Experiment to see which feels best. You could change hand positions workout-by-workout to spread the stress to different forearm muscles and avoid overloading the same ones repeatedly.
Read more about your grip options here.
Strengthen your forearms
Weak forearms are more prone to injury than stronger forearms. If you know your grip and lower arms are weak, it’s time to start training them. There are lots of exercises you can do to strengthen your forearms and grip, including wrist and reverse wrist curls, hammer curls, and dead hangs. Add a forearm exercise or two to your upper arm workouts or train your grip on separate days as preferred.
However, take care not to train your grip and forearms too hard or too often, as doing so could result in more forearm pain.
Forearm Pull-Up Pain – FAQs
Do you have a question about treating or preventing forearm pain? No problem, because we’ve got the answers!

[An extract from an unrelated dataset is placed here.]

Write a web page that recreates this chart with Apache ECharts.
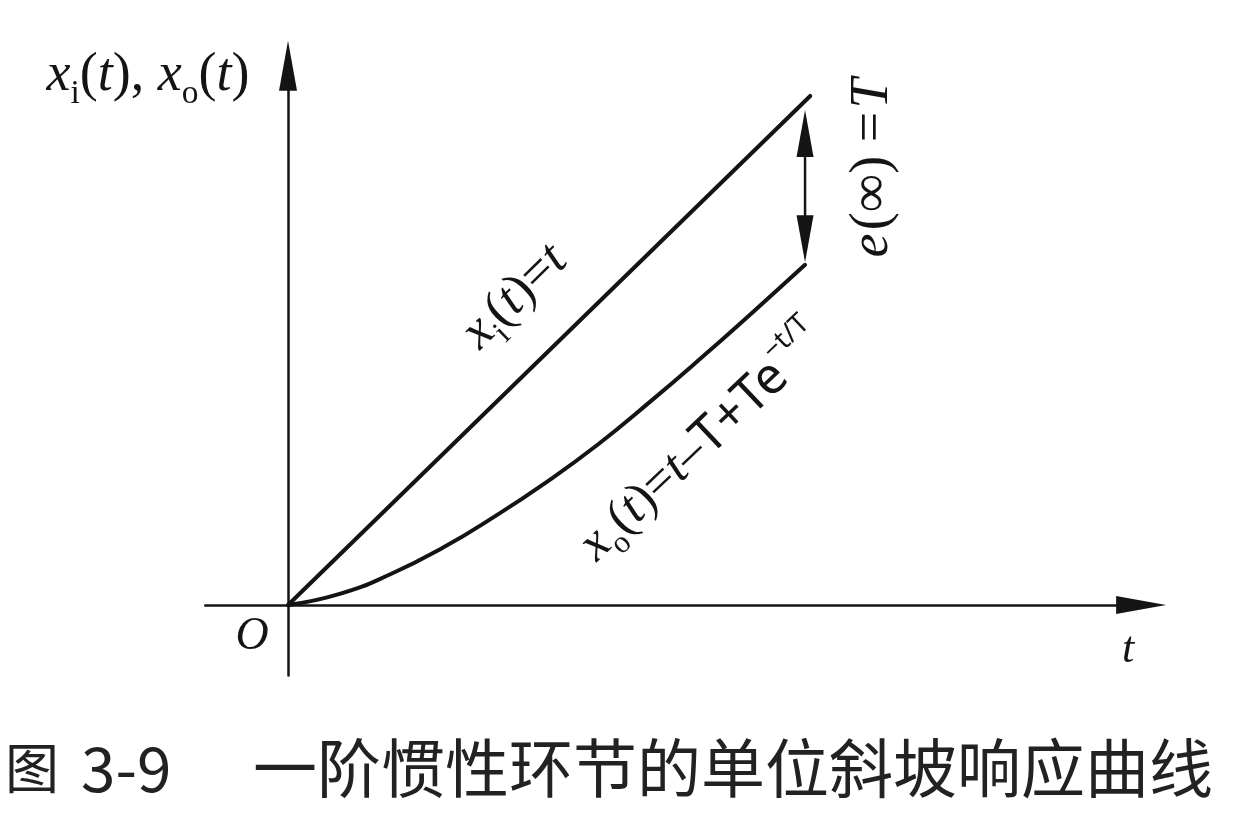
<!DOCTYPE html>
<html>
<head>
<meta charset="utf-8">
<style>
  html, body { margin: 0; padding: 0; background: #ffffff; }
  #chart { width: 1234px; height: 822px; }
</style>
<script src="https://cdn.jsdelivr.net/npm/echarts@6/dist/echarts.min.js"></script>
</head>
<body>
<div id="chart"></div>
<script>
// ---- data (t in arbitrary units, end of plotted range t = 10) ----
const inputT = [0, 10.1];          // x_i(t) = t : straight ramp
const inputX = [0, 10.1];
const outputT = [0, 1, 2, 3, 4, 5, 6, 7, 8, 9, 10];
const outputX = [0, 0.22, 0.62, 1.14, 1.76, 2.44, 3.19, 4.03, 4.91, 5.82, 6.75];
const errorArrowT = [10];          // double arrow e(inf) = T
const errorArrowTop = [9.82];
const errorArrowBottom = [6.80];
const axisRangeX = [-1.6, 16.5];
const axisRangeY = [-1.4, 10.7];

const chart = echarts.init(document.getElementById('chart'), null, { renderer: 'canvas' });

const ink = '#141414';
const serif = '"Liberation Serif", "DejaVu Serif", serif';
const cjk = '"Noto Sans CJK SC", "Noto Sans", sans-serif';

const inputData = inputT.map((t, i) => [t, inputX[i]]);
const outputData = outputT.map((t, i) => [t, outputX[i]]);
const arrowData = errorArrowT.map((t, i) => [t, errorArrowTop[i], errorArrowBottom[i]]);

function mathRich(size) {
  return {
    it: { fontFamily: serif, fontStyle: 'italic', fontSize: size, lineHeight: size * 1.3, fill: ink },
    rm: { fontFamily: serif, fontSize: size, lineHeight: size * 1.3, fill: ink },
    sub: { fontFamily: serif, fontSize: size * 0.62, lineHeight: size * 0.75, verticalAlign: 'bottom', fill: ink },
    sup: { fontFamily: '"Noto Sans", sans-serif', fontSize: size * 0.55, lineHeight: size * 0.9, verticalAlign: 'top', fill: ink },
    sans: { fontFamily: '"Noto Sans", sans-serif', fontSize: size * 1.0, lineHeight: size * 1.3, fill: ink }
  };
}

const axisArrow = {
  show: true,
  onZero: true,
  symbol: ['none', 'triangle'],
  symbolSize: [18, 50],
  lineStyle: { color: ink, width: 2.5 }
};

chart.setOption({
  backgroundColor: '#ffffff',
  animation: false,
  grid: { left: 205.3, right: 92.9, top: 65.7, bottom: 146.4, containLabel: false },
  xAxis: {
    type: 'value', min: axisRangeX[0], max: axisRangeX[1],
    axisLine: axisArrow,
    axisTick: { show: false }, axisLabel: { show: false }, splitLine: { show: false }
  },
  yAxis: {
    type: 'value', min: axisRangeY[0], max: axisRangeY[1],
    axisLine: axisArrow,
    axisTick: { show: false }, axisLabel: { show: false }, splitLine: { show: false }
  },
  series: [
    {
      name: 'xi', type: 'line', data: inputData, showSymbol: false, symbol: 'none',
      lineStyle: { color: ink, width: 4, cap: 'round' }, z: 3
    },
    {
      name: 'xo', type: 'line', data: outputData, showSymbol: false, symbol: 'none', smooth: true,
      lineStyle: { color: ink, width: 4, cap: 'round' }, z: 3
    },
    {
      name: 'error', type: 'custom', data: arrowData, z: 4,
      renderItem: function (params, api) {
        const top = api.coord([api.value(0), api.value(1)]);
        const bot = api.coord([api.value(0), api.value(2)]);
        const len = 47, half = 8.5;
        return {
          type: 'group',
          children: [
            { type: 'line', shape: { x1: top[0], y1: top[1] + 10, x2: bot[0], y2: bot[1] - 10 },
              style: { stroke: ink, lineWidth: 2.5 } },
            { type: 'polygon', shape: { points: [[top[0], top[1]], [top[0] - half, top[1] + len], [top[0] + half, top[1] + len]] },
              style: { fill: ink } },
            { type: 'polygon', shape: { points: [[bot[0], bot[1]], [bot[0] - half, bot[1] - len], [bot[0] + half, bot[1] - len]] },
              style: { fill: ink } }
          ]
        };
      }
    }
  ],
  graphic: [
    { // y-axis title
      type: 'text', x: 148, y: 76,
      style: {
        text: '{it|x}{sub|i}{rm|(}{it|t}{rm|), }{it|x}{sub|o}{rm|(}{it|t}{rm|)}',
        rich: mathRich(54), align: 'center', verticalAlign: 'middle'
      }
    },
    { // origin
      type: 'text', x: 252, y: 637,
      style: { text: 'O', font: 'italic 46px ' + serif, fill: ink, align: 'center', verticalAlign: 'middle' }
    },
    { // x-axis title
      type: 'text', x: 1128, y: 650,
      style: { text: 't', font: 'italic 44px ' + serif, fill: ink, align: 'center', verticalAlign: 'middle' }
    },
    { // x_i(t) = t
      type: 'text', x: 515, y: 297, rotation: Math.PI / 4 * 0.99,
      style: {
        text: '{it|x}{sub|i}{rm|(}{it|t}{rm|)=}{it|t}',
        rich: mathRich(52), align: 'center', verticalAlign: 'middle'
      }
    },
    { // x_o(t) = t - T + T e^{-t/T}
      type: 'text', x: 703, y: 443, rotation: 43.5 * Math.PI / 180,
      style: {
        text: '{it|x}{sub|o}{rm|(}{it|t}{rm|)=}{it|t}{rm|–}{sans|T+Te}{sup|−t/T}',
        rich: mathRich(51), align: 'center', verticalAlign: 'middle'
      }
    },
    { // e(inf) = T
      type: 'text', x: 873, y: 168, rotation: Math.PI / 2,
      style: {
        text: '{it|e} {rm|(∞) =} {it|T}',
        rich: mathRich(54), align: 'center', verticalAlign: 'middle'
      }
    },
    { // caption
      type: 'text', x: 5, y: 768,
      style: { text: '图', font: '54px ' + cjk, fill: '#222', align: 'left', verticalAlign: 'middle' }
    },
    {
      type: 'text', x: 81, y: 768,
      style: { text: '3-9', font: '62px ' + cjk, fill: '#222', align: 'left', verticalAlign: 'middle' }
    },
    {
      type: 'text', x: 1213, y: 768,
      style: { text: '一阶惯性环节的单位斜坡响应曲线', font: '64px ' + cjk, fill: '#222', align: 'right', verticalAlign: 'middle' }
    }
  ]
});
</script>
</body>
</html>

1. How do I know what type of forearm pain I have?
There are several different conditions that cause forearm pain, including compartment syndrome, tendonitis, and muscle strains. However, they can sometimes present similar symptoms, so you may not be able to determine which one you’ve got.
For this reason, it’s always best to seek qualified medical advice and get an accurate diagnosis.

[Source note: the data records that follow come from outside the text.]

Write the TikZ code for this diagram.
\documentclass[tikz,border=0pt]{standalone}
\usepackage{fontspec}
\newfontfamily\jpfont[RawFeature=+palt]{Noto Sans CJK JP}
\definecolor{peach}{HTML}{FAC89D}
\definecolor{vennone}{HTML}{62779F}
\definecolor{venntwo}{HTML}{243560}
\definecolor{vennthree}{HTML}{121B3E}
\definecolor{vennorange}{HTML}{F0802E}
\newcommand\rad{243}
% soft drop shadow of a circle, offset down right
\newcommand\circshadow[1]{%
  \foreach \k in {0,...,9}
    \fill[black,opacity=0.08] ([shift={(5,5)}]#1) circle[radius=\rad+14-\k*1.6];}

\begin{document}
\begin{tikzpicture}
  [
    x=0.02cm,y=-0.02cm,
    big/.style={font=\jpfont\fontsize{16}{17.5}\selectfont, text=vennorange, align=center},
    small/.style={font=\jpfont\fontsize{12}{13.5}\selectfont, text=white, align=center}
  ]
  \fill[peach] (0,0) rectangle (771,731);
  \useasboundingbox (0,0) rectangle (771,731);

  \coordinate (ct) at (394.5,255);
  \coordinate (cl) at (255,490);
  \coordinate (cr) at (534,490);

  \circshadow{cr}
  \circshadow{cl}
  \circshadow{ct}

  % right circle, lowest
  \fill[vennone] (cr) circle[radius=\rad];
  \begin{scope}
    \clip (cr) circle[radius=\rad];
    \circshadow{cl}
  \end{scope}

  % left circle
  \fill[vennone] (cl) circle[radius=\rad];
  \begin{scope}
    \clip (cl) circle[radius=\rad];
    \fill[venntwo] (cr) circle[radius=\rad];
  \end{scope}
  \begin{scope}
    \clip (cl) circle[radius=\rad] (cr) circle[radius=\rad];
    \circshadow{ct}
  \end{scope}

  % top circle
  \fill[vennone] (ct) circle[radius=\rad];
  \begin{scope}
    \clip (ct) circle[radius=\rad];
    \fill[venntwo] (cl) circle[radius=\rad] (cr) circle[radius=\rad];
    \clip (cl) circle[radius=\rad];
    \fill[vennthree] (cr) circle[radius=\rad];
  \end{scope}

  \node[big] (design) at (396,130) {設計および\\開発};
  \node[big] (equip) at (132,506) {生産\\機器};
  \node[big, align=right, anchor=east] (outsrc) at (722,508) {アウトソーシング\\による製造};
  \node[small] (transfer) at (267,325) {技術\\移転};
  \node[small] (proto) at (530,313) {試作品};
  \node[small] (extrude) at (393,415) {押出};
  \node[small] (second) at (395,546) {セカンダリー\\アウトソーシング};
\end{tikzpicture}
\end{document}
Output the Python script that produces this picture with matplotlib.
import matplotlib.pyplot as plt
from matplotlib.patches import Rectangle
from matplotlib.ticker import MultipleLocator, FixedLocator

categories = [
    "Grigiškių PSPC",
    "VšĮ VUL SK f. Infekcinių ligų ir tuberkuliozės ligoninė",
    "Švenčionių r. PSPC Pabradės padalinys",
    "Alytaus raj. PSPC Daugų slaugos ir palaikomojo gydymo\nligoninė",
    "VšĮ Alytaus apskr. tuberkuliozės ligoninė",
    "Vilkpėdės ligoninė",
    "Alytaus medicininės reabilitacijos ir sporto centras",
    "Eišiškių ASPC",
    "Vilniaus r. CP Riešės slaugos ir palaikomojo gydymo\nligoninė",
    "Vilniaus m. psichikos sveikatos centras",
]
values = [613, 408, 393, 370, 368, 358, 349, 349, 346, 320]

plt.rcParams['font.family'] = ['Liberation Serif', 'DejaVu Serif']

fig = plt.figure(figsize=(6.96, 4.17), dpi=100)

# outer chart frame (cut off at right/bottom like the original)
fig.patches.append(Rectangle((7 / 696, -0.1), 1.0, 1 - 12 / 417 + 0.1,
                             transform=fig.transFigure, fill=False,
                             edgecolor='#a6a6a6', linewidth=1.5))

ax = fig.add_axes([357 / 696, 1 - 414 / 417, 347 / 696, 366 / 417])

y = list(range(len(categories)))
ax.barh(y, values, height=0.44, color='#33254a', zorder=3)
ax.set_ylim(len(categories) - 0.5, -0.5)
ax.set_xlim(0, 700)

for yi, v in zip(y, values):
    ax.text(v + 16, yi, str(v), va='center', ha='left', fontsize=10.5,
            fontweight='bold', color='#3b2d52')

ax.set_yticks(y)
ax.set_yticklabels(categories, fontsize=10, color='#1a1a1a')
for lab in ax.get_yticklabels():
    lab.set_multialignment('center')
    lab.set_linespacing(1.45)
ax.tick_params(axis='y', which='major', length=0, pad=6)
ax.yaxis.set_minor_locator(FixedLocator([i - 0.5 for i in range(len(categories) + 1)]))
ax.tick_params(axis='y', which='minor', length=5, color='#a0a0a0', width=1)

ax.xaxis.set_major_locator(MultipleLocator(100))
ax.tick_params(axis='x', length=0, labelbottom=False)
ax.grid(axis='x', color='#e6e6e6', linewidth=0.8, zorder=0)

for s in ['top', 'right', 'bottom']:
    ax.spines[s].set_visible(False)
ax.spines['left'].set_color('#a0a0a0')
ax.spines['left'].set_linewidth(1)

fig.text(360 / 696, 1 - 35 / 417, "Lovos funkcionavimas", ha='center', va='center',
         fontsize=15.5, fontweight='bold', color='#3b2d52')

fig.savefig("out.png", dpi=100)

This is important because the treatment for one condition could actually make another problem worse.
So, use the PRICE protocol, but if the pain is severe or persists, get it checked out by a sports injury doctor.
2. Can I train around forearm pain?
Forearm pain doesn’t always mean you can’t train. So, while you should avoid exercises like pull-ups, pulldowns, deadlifts, rows, and curls, you still do leg presses, leg extensions, leg curls, and may even be okay doing squats, bench presses, overhead presses, etc.

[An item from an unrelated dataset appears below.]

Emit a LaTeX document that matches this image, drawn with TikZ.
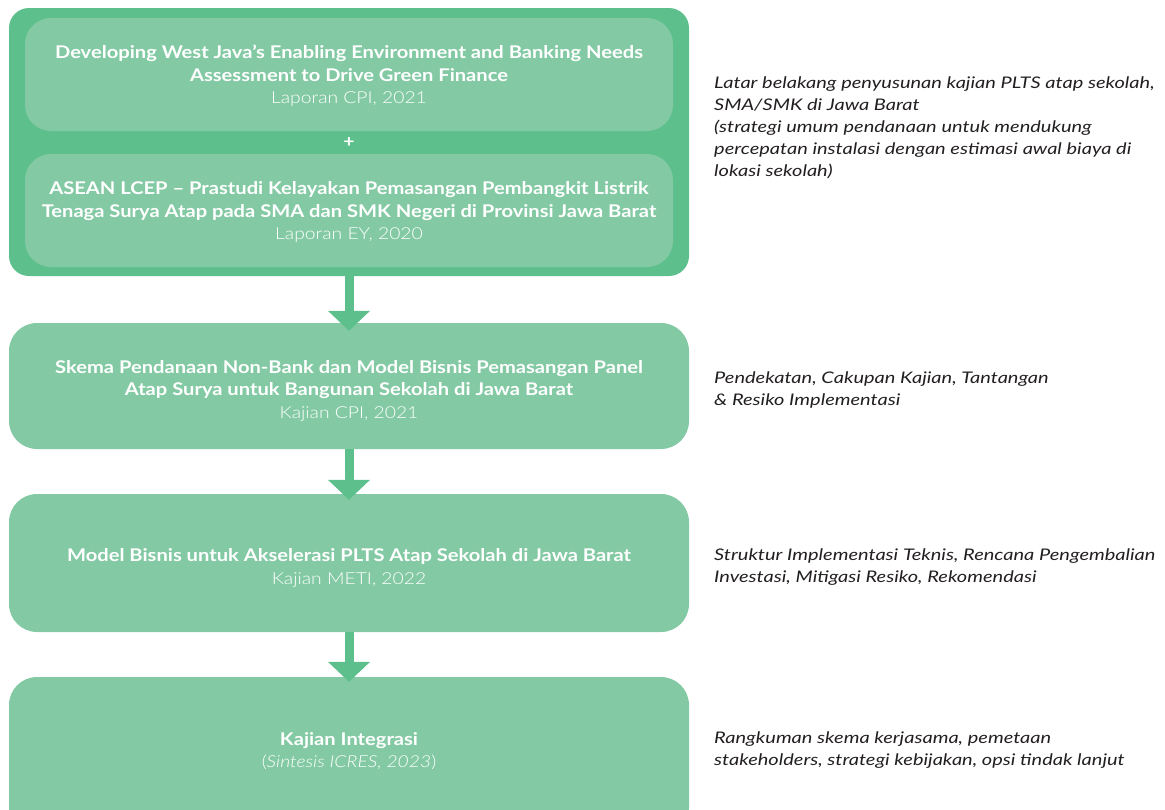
\documentclass[tikz,border=0pt]{standalone}
\usepackage{fontspec}
\setmainfont{Lato}
\newfontfamily\boldw[FakeStretch=1.15]{Lato Bold}
\newfontfamily\lightw[FakeStretch=1.17]{Lato Light}
\newfontfamily\lightwi[FakeStretch=1.17]{Lato Light Italic}
\newfontfamily\sidew[FakeStretch=1.25]{Lato Italic}
\newcommand{\bt}{\fontsize{17.5}{22.5}\boldw}
\newcommand{\lt}{\fontsize{16.5}{22.5}\lightw}
\usetikzlibrary{arrows.meta}
\definecolor{darkg}{HTML}{5CBF8C}
\definecolor{lightg}{HTML}{83CAA4}
\definecolor{txt}{HTML}{231F20}
\tikzset{
  box/.style={fill=lightg, draw=none, rounded corners=28pt, minimum width=680pt, inner sep=0pt},
  innerbox/.style={fill=lightg, draw=none, rounded corners=26pt, minimum width=648pt, minimum height=113pt, inner sep=0pt},
  lbl/.style={text=white, align=center, inner sep=0pt, font=\bt},
  side/.style={anchor=west, align=left, text=txt, font=\fontsize{16}{22}\sidew, inner sep=0pt},
  flow/.style={draw=darkg, line width=9pt, -{Triangle[width=41pt,length=20pt]}}
}
\begin{document}
\begin{tikzpicture}[x=1pt,y=-1pt]
\useasboundingbox (0,0) rectangle (1165,809);
\clip (0,0) rectangle (1165,809);
\node[fill=darkg, rounded corners=20pt, minimum width=680pt, minimum height=268pt, inner sep=0pt] (outer) at (349,142) {};
\node[innerbox] (b1) at (349,74.5) {};
\node[lbl] (t1) at (349,76) {Developing West Java’s Enabling Environment and Banking Needs\\Assessment to Drive Green Finance\\\lt Laporan CPI, 2021};
\node[text=white, font=\fontsize{17}{17}\boldw, inner sep=0pt] (plus) at (349,143) {+};
\node[innerbox] (b2) at (349,210.5) {};
\node[lbl] (t2) at (349,212) {ASEAN LCEP – Prastudi Kelayakan Pemasangan Pembangkit Listrik\\Tenaga Surya Atap pada SMA dan SMK Negeri di Provinsi Jawa Barat\\\lt Laporan EY, 2020};
\node[box, minimum height=126pt] (b3) at (349,386) {};
\node[lbl] (t3) at (349,391) {Skema Pendanaan Non-Bank dan Model Bisnis Pemasangan Panel\\Atap Surya untuk Bangunan Sekolah di Jawa Barat\\\lt Kajian CPI, 2021};
\node[box, minimum height=138pt] (b4) at (349,563) {};
\node[lbl] (t4) at (349,568) {Model Bisnis untuk Akselerasi PLTS Atap Sekolah di Jawa Barat\\\lt Kajian METI, 2022};
\node[box, minimum height=160pt] (b5) at (349,757) {};
\node[lbl] (t5) at (349,751) {Kajian Integrasi\\\lt (\lightwi Sintesis ICRES, 2023\lightw)};
\draw[flow] (outer.south) -- ([yshift=-8pt]b3.north);
\draw[flow] (b3.south) -- ([yshift=-6pt]b4.north);
\draw[flow] (b4.south) -- ([yshift=-5pt]b5.north);
\node[side] (s1) at (714,128) {Latar belakang penyusunan kajian PLTS atap sekolah,\\SMA/SMK di Jawa Barat\\(strategi umum pendanaan untuk mendukung\\percepatan instalasi dengan estimasi awal biaya di\\lokasi sekolah)};
\node[side] (s2) at (714,390) {Pendekatan, Cakupan Kajian, Tantangan\\\& Resiko Implementasi};
\node[side] (s3) at (714,567) {Struktur Implementasi Teknis, Rencana Pengembalian\\Investasi, Mitigasi Resiko, Rekomendasi};
\node[side] (s4) at (714,750) {Rangkuman skema kerjasama, pemetaan\\stakeholders, strategi kebijakan, opsi tindak lanjut};
\end{tikzpicture}
\end{document}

In simple terms, exercises that involve a tight grip are out while you let your injuries heal. However, activities involving minimal forearm engagement should be fine, provided they don’t cause pain.
Learn more about how to safely train around injuries here.
3. How long does it take for forearm pain to subside?
Sadly, this question is unanswerable as it depends on the cause of your pain and the nature of your injury. Other factors affecting the healing process include how much you rest the painful area and what other treatments you use.
The one thing you must avoid doing is trying to rush the healing process; it will take as long as it takes. Returning to training before you’ve healed could result in reinjury and more time off.
4. If pull-ups hurt my forearms, can I do lat pulldowns instead?
Overhand lat pulldowns and pull-ups work many of the same muscles. The main difference between these exercises is the amount of weight used.
You can scale pulldowns to match your current level of strength, but doing pull-ups means lifting your entire body weight with just your arms. Pull-ups are much more strenuous than pulldowns.
As such, you can do pulldowns instead of pull-ups if you wish, providing they don’t also hurt your forearms.
5. Are hand grippers a good way to strengthen my forearms and grip?
Hand grippers are a convenient, time-efficient, and cost-effective way to train your forearms and grip. You can use them at home while relaxing in front of the TV, at work between meetings or phone calls, or even while on your morning commute.
There are lots of different strengths and styles of hand grippers to choose from, so shop around to find one you like. Also, don’t use your hand gripper too often, i.e., every day; otherwise, you could end up with an overuse injury, negating the benefits of forearm and grip training.
Read More on Forearm Pain:
Like all types of pain, forearm pain tells you something is wrong and you should stop what you are doing. Ignoring pain could make the problem worse.
The good news is that most types of forearm pain are due to soft tissue injuries, which usually heal fully in a relatively short time. Resting and controlling the inflammation will have you back in the gym in no time.
However, if the pain is severe or persists despite resting and icing the area, you should get your forearm pain checked by a medical professional. While serious forearm injuries are rare, it’s always better to be safe than sorry.